Sam Bankman-Fried’s upcoming trial on fraud charges marks a major test for a broader crackdown on white collar crime led by Manhattan’s top federal prosecutor: Damian Williams.
Upon taking office in late 2021 as the U.S. Attorney for the Southern District of New York, Williams said “rooting out corruption in our financial markets” would be one of his top priorities – a familiar role for an office known as the main enforcer on Wall Street.
The Yale Law School graduate has since brought several indictments against former executives in the rough-and-tumble cryptocurrency space, as well as high-profile fraud charges against executives such as Charlie Javice of college financial aid platform Frank, Bill Hwang of Archegos Capital Management, and Joe Lewis, the billionaire former owner of an English soccer team. Javice, Hwang and Lewis have pleaded not guilty.
Bankman-Fried’s will be the first of Williams’ blockbuster white collar cases to go to trial.
The meteoric rise and even faster fall of the curly-haired, 31-year-old former billionaire who ran the FTX cryptocurrency exchange until its November 2022 collapse has captivated public attention, which will now be focused on how Williams’ office handles the prosecution of the once-influential political donor accused of stealing billions of dollars in customer funds.

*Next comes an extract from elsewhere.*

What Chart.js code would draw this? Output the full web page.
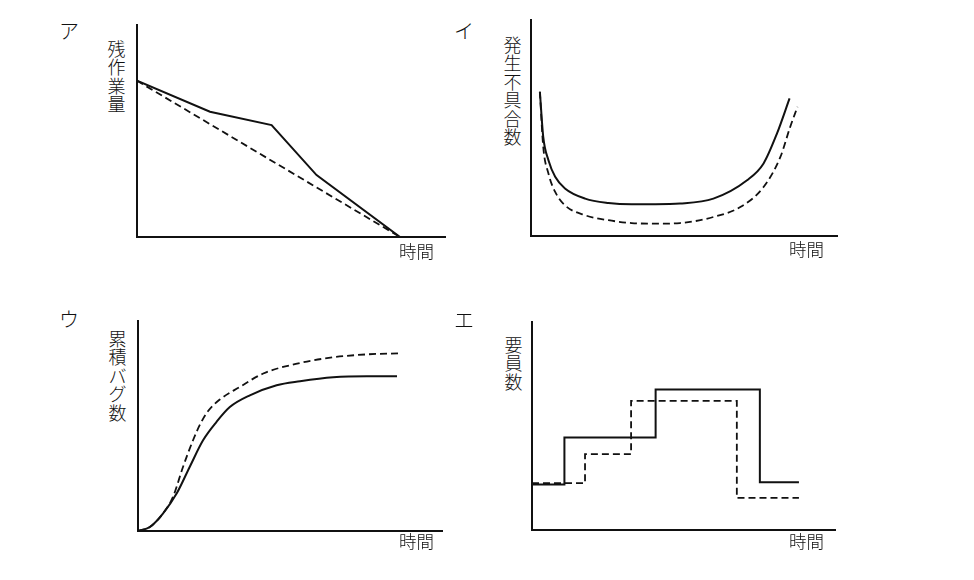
<!DOCTYPE html>
<html>
<head>
<meta charset="utf-8">
<script src="https://cdn.jsdelivr.net/npm/chart.js@4.4.1/dist/chart.umd.min.js"></script>
<style>
  html, body { margin: 0; padding: 0; background: #fff; }
  body { width: 974px; height: 580px; position: relative; overflow: hidden;
         font-family: "Noto Sans CJK JP", "Noto Sans", sans-serif; color: #111; }
  .box { position: absolute; }
  .tag { position: absolute; font-size: 20px; line-height: 22px; font-weight: 300; }
  .ylab { position: absolute; font-size: 18px; line-height: 18.4px; font-weight: 300; width: 19px; text-align: center; }
  .ylab span { display: block; height: 18.4px; }
  .xlab { position: absolute; font-size: 17.5px; line-height: 18px; font-weight: 300; white-space: nowrap; }
</style>
</head>
<body>
<script>
// ---------- data (axis units 0..100 on both axes) ----------
const panelTags = ["ア", "イ", "ウ", "エ"];
const yTitles = ["残作業量", "発生不具合数", "累積バグ数", "要員数"];
const xTitle = "時間";

// ア : remaining work
const aSolidX = [0, 23.7, 43.7, 58.3, 85.4];
const aSolidY = [73.7, 59.1, 52.8, 29.2, 0];
const aDashX = [0, 85.4];
const aDashY = [73.7, 0];

// イ : defects found (bathtub)
const iSolidX = [2.9, 4.0, 5.7, 7.9, 11.1, 17.7, 25.3, 32.9, 40.6, 48.7, 59.6, 70.6, 76.0, 80.4, 84.5];
const iSolidY = [66.8, 45.9, 35.1, 27.4, 22.0, 17.3, 15.3, 14.7, 14.7, 15.0, 17.3, 25.8, 33.6, 47.5, 63.7];
const iDashX = [2.9, 4.0, 5.7, 7.9, 11.1, 17.7, 25.3, 32.9, 40.6, 48.7, 59.6, 68.4, 76.0, 81.5, 84.7, 87.1];
const iDashY = [66.8, 41.3, 28.9, 20.4, 14.2, 9.6, 7.3, 6.0, 5.7, 6.0, 8.8, 13.4, 22.7, 36.6, 50.5, 59.8];

// ウ : cumulative bugs
const uSolidX = [0, 3.9, 8.2, 12.7, 17.0, 21.4, 25.8, 30.2, 36.8, 45.6, 53.3, 64.2, 75.3, 85.2];
const uSolidY = [0, 1.9, 8.3, 17.8, 30.5, 43.2, 51.9, 59.0, 64.6, 69.4, 71.3, 73.2, 73.7, 73.7];
const uDashX = [0, 3.9, 8.2, 11.5, 14.8, 18.1, 20.5, 23.0, 26.9, 33.5, 41.2, 53.3, 64.2, 75.3, 85.6];
const uDashY = [0, 1.9, 8.3, 16.2, 30.5, 43.2, 51.0, 57.0, 62.6, 68.6, 75.0, 80.0, 82.7, 84.1, 84.6];

// エ : staffing (step levels, each value holds from its x to the next)
const eSolidX = [0, 10.7, 40.8, 75.2, 88.1];
const eSolidY = [21.9, 44.5, 67.5, 22.9, 22.9];
const eDashX = [0, 17.5, 32.7, 67.6, 88.1];
const eDashY = [22.5, 36.5, 62.1, 15.4, 15.4];

// ---------- layout (pixel geometry of each panel) ----------
const panels = [
  { axL: 137, axT: 25,  axR: 445, axB: 237, tag: [59, 20], ylab: [107, 39], xlab: [399, 242] },
  { axL: 531, axT: 20,  axR: 837, axB: 236, tag: [454, 20], ylab: [503, 35], xlab: [789, 240] },
  { axL: 138, axT: 321, axR: 442, axB: 531, tag: [59, 308], ylab: [108, 329], xlab: [399, 532] },
  { axL: 532, axT: 322, axR: 835, axB: 530, tag: [454, 309], ylab: [504, 335], xlab: [789, 532] }
];

const seriesSets = [
  { solid: [aSolidX, aSolidY], dash: [aDashX, aDashY], mode: "line" },
  { solid: [iSolidX, iSolidY], dash: [iDashX, iDashY], mode: "curve" },
  { solid: [uSolidX, uSolidY], dash: [uDashX, uDashY], mode: "curve" },
  { solid: [eSolidX, eSolidY], dash: [eDashX, eDashY], mode: "step" }
];

const INK = "#111";
const PAD = 6;

function pts(xs, ys) { return xs.map((x, i) => ({ x: x, y: ys[i] })); }

function addText(cls, txt, x, y, vertical) {
  const d = document.createElement("div");
  d.className = cls;
  if (vertical) {
    Array.from(txt).forEach(ch => {
      const s = document.createElement("span");
      s.textContent = ch;
      d.appendChild(s);
    });
  } else {
    d.textContent = txt;
  }
  d.style.left = x + "px";
  d.style.top = y + "px";
  document.body.appendChild(d);
}

panels.forEach((p, k) => {
  const s = seriesSets[k];
  const w = p.axR - p.axL + 2 * PAD;
  const h = p.axB - p.axT + 2 * PAD;
  const box = document.createElement("div");
  box.className = "box";
  box.style.left = (p.axL - PAD) + "px";
  box.style.top = (p.axT - PAD) + "px";
  box.style.width = w + "px";
  box.style.height = h + "px";
  const cv = document.createElement("canvas");
  cv.width = w; cv.height = h;
  cv.style.width = w + "px"; cv.style.height = h + "px";
  box.appendChild(cv);
  document.body.appendChild(box);

  const common = {
    borderColor: INK, pointRadius: 0, fill: false,
    tension: 0, cubicInterpolationMode: s.mode === "curve" ? "monotone" : "default",
    stepped: s.mode === "step" ? true : false
  };

  new Chart(cv, {
    type: "line",
    data: {
      datasets: [
        Object.assign({ label: "solid", data: pts(s.solid[0], s.solid[1]), borderWidth: 2 }, common),
        Object.assign({ label: "dashed", data: pts(s.dash[0], s.dash[1]), borderDash: [7, 4], borderWidth: 1.8 }, common)
      ]
    },
    options: {
      responsive: false,
      animation: false,
      devicePixelRatio: 1,
      layout: { padding: PAD },
      plugins: { legend: { display: false }, tooltip: { enabled: false } },
      scales: {
        x: {
          type: "linear", min: 0, max: 100,
          grid: { display: false, drawTicks: false },
          ticks: { display: false },
          border: { display: true, color: INK, width: 2 }
        },
        y: {
          type: "linear", min: 0, max: 100,
          grid: { display: false, drawTicks: false },
          ticks: { display: false },
          border: { display: true, color: INK, width: 2 }
        }
      }
    }
  });

  addText("tag", panelTags[k], p.tag[0], p.tag[1], false);
  addText("ylab", yTitles[k], p.ylab[0], p.ylab[1], true);
  addText("xlab", xTitle, p.xlab[0], p.xlab[1], false);
});
</script>
</body>
</html>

The cases Williams, 43, has brought so far show he has been a “steward” of the SDNY’s longstanding priorities, said Kan Nawaday, who overlapped with Williams at the office.
“He’s continuing the same type of rigor with pursuing cases, and pursuing noteworthy, righteous cases insofar as financial crimes and public corruption,” said Nawaday, now a partner at law firm Venable.

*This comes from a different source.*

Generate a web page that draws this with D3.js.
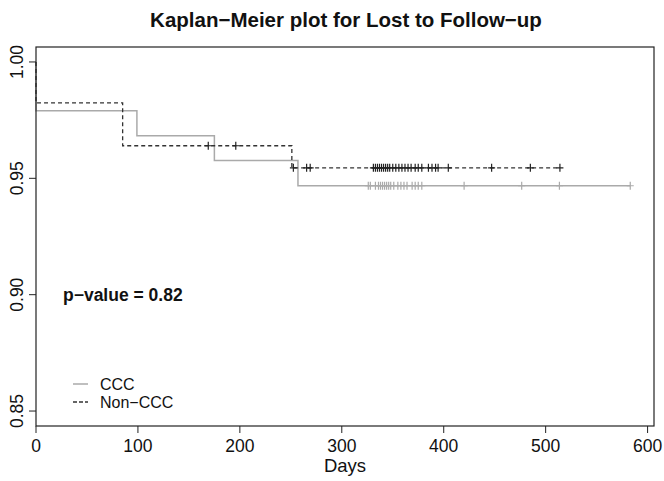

Williams won a victory at trial this year against a former product manager at non-fungible token (NFT) marketplace OpenSea for insider trading, after earlier securing an insider trading guilty plea from a former Coinbase Global (COIN.O) employee. Prosecutors had described the cases as the first insider trading cases brought involving digital assets.
“This office has brought a number of significant cases in this space,” Williams said in July in announcing charges against Alex Mashinsky, another crypto executive. “The Southern District of New York has historically been at the forefront of enforcement in any new area.”
Bankman-Fried and Mashinsky have each pleaded not guilty. Williams, through a spokesperson, declined an interview request.
WILLIAMS KNOWN TO TAKE ‘CALCULATED RISKS’
Williams, SDNY’s first Black U.S. Attorney, once clerked for former Supreme Court Justice John Paul Stevens, as well as current Attorney General Merrick Garland when Garland was an appellate judge. He led SDNY’s securities and commodities task force before being nominated to the district’s top post by President Joe Biden.
In the two years since assuming the office’s top job, Williams has brought multiple major fraud and public corruption cases beyond the crypto space. For example, in May 2022 the office secured a guilty plea from Allianz’s U.S. asset management unit. Allianz agreed to pay more than $6 billion as part of a fraud settlement.
Last week, his office charged New Jersey Senator Bob Menendez with bribery. Williams made the announcement, showing reporters photos of gold bars and stacks of cash found at the senator’s home. Menendez pleaded not guilty.
Williams’ charges against Bankman-Fried came just one month after FTX’s collapse, which former prosecutors say is very fast for a complex white collar case.
Bankman-Fried’s lawyers have accused prosecutors of rushing to bring the case. Williams’ office ultimately split off several of the counts it brought after his extradition from the Bahamas for a separate trial, after a court in the Caribbean nation said Bankman-Fried could object to the charges.
Joshua Naftalis, who worked alongside Williams on fraud cases at SDNY, said the speed with which the charges were filed sent a “quick, emphatic message” to crypto markets.
“He’s not afraid to take a calculated risk if it’s for the good of the case,” said Naftalis, now a partner at law firm Pallas.
WILLIAMS HAS STRUGGLED WITH SELF-DOUBT
Bankman-Fried’s trial comes after some setbacks and amid ongoing challenges for Williams’ office. Last December, a judge dismissed the main criminal counts in a corruption case against former New York Lieutenant Governor Brian Benjamin for failing to allege a specific “quid pro quo.”
Williams in April called an indictment targeting fentanyl trafficking “the most significant of my tenure,” citing the urgent public health crisis spurred by the synthetic opioid.
But the crisis has continued. In September, Williams has announced charges against four people allegedly distributing fentanyl out of a Bronx daycare center, after a one-year-old boy died due to possible exposure.
In a graduation speech at Columbia Law School in May, Williams described still being occasionally beset by self-doubt, which he said arose from struggling in school as a child in Georgia. But he said his doubt “now sits side by side with my confidence” and helps him check himself and stay humble.
“Yes, you may doubt yourself from time to time – that’s OK. Other people may doubt you more – that’s OK too, let them,” Williams said. “As a wise man once said, haters gonna hate.”